The Three-Body Problem (Cixin Liu)

This is the sprawling, complex first volume of a trilogy about a most unusual first contact. Set in China (the author's home), starting during the Cultural Revolution and continuing until today or possibly the near future, it tracks several different people with complex relationships. A woman working at radio transmission/monitoring station dedicated to tracking and possibly attacking satellites in orbit discovers, almost by accident, a way to harness the energy of the sun to send out a brief transmission detected by aliens from Alpha Centauri. This is a binary star system, with another fainter star that is believed to be part of the system as well - hence the three-body problem of the title. Orbital mechanics can completely solve the movements of two bodies, but except for a few special cases there is no general solution for predicting the movements of three of them.
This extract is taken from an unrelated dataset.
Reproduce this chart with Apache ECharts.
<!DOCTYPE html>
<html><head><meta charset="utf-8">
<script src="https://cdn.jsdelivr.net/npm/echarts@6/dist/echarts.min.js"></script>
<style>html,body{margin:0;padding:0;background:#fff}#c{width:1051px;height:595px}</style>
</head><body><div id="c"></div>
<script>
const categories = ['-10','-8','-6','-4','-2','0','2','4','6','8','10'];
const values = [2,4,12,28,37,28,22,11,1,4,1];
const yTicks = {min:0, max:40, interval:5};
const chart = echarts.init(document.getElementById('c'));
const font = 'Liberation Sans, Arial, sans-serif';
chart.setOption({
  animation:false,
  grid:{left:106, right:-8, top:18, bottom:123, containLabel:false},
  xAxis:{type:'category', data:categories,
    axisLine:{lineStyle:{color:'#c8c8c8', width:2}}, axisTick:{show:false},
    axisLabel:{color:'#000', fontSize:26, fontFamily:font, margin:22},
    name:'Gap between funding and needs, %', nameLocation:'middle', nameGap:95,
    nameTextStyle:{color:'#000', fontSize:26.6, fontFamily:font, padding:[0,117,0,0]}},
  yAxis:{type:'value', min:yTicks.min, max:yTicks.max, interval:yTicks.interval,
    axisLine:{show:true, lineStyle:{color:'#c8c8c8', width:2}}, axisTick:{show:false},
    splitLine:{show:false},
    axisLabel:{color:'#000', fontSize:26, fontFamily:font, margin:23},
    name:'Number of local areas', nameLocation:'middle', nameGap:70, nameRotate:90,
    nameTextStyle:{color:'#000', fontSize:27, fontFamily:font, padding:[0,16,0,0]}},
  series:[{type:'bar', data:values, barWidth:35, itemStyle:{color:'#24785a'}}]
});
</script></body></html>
This means that these aliens live in a very hostile and trying environment. Still, they manage to (a) receive the message (which somehow is more powerful than the whole sun, despite being broadcast spherically), (b) decode it almost instantly (because it uses a "self-decrypting" format, whatever that is), and (c) respond in colloquial Chinese (in the same self-decrypting format). And this isn't even the least believable part of the story. Part of the problem is that I started out thinking of this as science fiction - if I had it in my "magic realism" category, perhaps it would have fit better. I just kept bumping up against science things and going, "um, no." So it didn't work for me, and I won't be reading the rest of the trilogy.